__Written request__
Starting with the first line of the data below, copy each line up to and including the one containing "baseline = 100". Pictures stay out.

__Information supplied__
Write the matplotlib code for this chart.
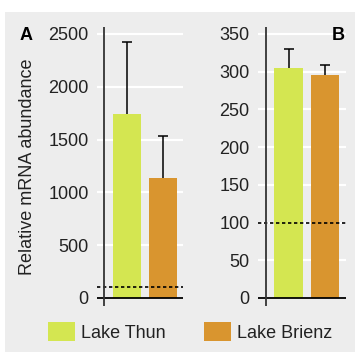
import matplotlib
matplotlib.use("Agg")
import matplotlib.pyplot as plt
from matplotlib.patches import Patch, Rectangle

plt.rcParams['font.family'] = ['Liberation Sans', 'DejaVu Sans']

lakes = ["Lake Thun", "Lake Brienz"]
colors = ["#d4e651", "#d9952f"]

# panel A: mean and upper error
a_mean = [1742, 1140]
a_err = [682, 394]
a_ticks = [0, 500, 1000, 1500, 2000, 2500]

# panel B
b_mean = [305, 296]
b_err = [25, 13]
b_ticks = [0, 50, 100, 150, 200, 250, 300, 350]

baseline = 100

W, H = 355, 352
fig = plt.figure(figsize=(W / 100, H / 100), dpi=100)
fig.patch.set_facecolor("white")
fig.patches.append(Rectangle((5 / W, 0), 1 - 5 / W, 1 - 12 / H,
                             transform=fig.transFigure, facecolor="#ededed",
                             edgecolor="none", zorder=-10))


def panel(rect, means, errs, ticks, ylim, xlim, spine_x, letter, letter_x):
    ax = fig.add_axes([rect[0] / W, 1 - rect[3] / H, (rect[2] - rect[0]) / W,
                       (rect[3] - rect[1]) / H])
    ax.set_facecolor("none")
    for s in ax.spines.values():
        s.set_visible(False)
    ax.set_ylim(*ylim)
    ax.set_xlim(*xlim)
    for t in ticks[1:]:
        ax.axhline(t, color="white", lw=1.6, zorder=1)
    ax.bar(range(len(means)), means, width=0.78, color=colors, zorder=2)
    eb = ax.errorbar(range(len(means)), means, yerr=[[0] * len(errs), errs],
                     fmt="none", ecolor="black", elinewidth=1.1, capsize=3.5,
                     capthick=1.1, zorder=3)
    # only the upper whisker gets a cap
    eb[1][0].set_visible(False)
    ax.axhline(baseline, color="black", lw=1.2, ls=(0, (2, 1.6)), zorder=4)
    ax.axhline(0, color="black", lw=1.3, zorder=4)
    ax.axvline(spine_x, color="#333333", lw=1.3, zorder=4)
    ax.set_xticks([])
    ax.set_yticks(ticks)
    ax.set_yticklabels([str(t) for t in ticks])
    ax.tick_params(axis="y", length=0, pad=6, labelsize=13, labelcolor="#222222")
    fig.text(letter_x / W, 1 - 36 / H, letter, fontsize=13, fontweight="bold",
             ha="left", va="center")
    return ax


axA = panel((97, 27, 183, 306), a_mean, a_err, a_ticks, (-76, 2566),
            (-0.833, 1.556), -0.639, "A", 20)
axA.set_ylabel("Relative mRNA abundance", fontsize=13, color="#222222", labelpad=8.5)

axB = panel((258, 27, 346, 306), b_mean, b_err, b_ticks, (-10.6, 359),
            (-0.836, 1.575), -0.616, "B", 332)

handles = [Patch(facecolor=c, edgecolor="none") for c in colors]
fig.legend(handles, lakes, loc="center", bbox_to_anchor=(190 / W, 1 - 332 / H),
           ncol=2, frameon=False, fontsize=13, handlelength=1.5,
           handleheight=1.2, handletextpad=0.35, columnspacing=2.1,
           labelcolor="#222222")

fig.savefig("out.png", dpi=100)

__Task solution__
Write the matplotlib code for this chart.
import matplotlib
matplotlib.use("Agg")
import matplotlib.pyplot as plt
from matplotlib.patches import Patch, Rectangle

plt.rcParams['font.family'] = ['Liberation Sans', 'DejaVu Sans']

lakes = ["Lake Thun", "Lake Brienz"]
colors = ["#d4e651", "#d9952f"]

# panel A: mean and upper error
a_mean = [1742, 1140]
a_err = [682, 394]
a_ticks = [0, 500, 1000, 1500, 2000, 2500]

# panel B
b_mean = [305, 296]
b_err = [25, 13]
b_ticks = [0, 50, 100, 150, 200, 250, 300, 350]

baseline = 100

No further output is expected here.